Así, en la estrategia de desarrollo no puede gobernar una aritmética simple del balance de cuentas y he aquí la segunda consideración, y es que la agricultura se define y se asume dentro de una estrategia general en donde la economía urbana, industrial y de servicios, es preeminente por su dinámica de reproducción. No existen potencias agrícolas en ausencia de sendos desarrollos de la economía urbana, ni agriculturas fuertes al margen. Su modernización y su amplitud dependen de la economía urbana y entendido de esta manera cuando la industria “patina” la agricultura se “resbala” y asimismo cuando la agricultura se rezaga afecta el desarrollo general de la economía al encarecer sus costos de producción y debilitar la acción del Estado.

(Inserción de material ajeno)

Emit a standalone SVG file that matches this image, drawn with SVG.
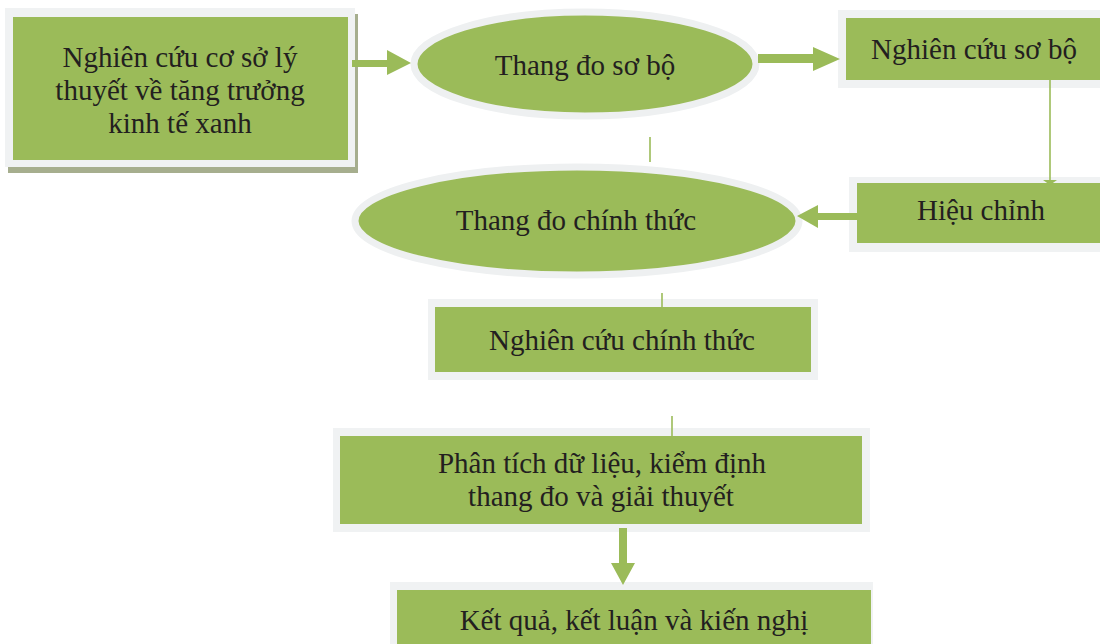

Cuando en México la agricultura se desplegó con especial ímpetu durante la tres décadas que van de 1935 a 1965, lo hizo en una función definida dentro del proceso de industrialización y frente a una importante demanda externa, pero cuando las condiciones del entorno se modificaron por el progreso tecnológico y los países desarrollados se hicieron de sus abastos alimentarios fundamentales –ciertamente no dejaron de ser compradores de productos tropicales y de invierno– los países subdesarrollados fueron expulsados de la órbita de los negocios de ese comercio.
La determinación de México fue la de acomodarse en “las ventajas comparativas” vendiendo jitomate, pepinos, fresas, café, etc. mientras el petróleo asentaba sus posibilidades de relevar el papel antes jugado por la agricultura en cuanto el apalancamiento financiero de la industrialización y desde esa nueva circunstancia México se reencontraría con el crecimiento industrial que terminaría por rescatar a la agricultura en continuo rezago.
Después de los intentos de las políticas de fomento, de los años 70, orientadas a la recuperación de la autosuficiencia (los ejidos colectivos con Luis Echeverría y el SAM con José López Portillo) que caminaron aparejados al esfuerzo de continuar (con apoyo del petróleo), el modelo de industrialización por sustitución de importaciones –en el marco de una economía cerrada–, México amaneció en 1982 con la caída de los precios de los hidrocarburos, la industria envejecida y endeudado “hasta el cuello”, la agricultura no volvería a ser importante.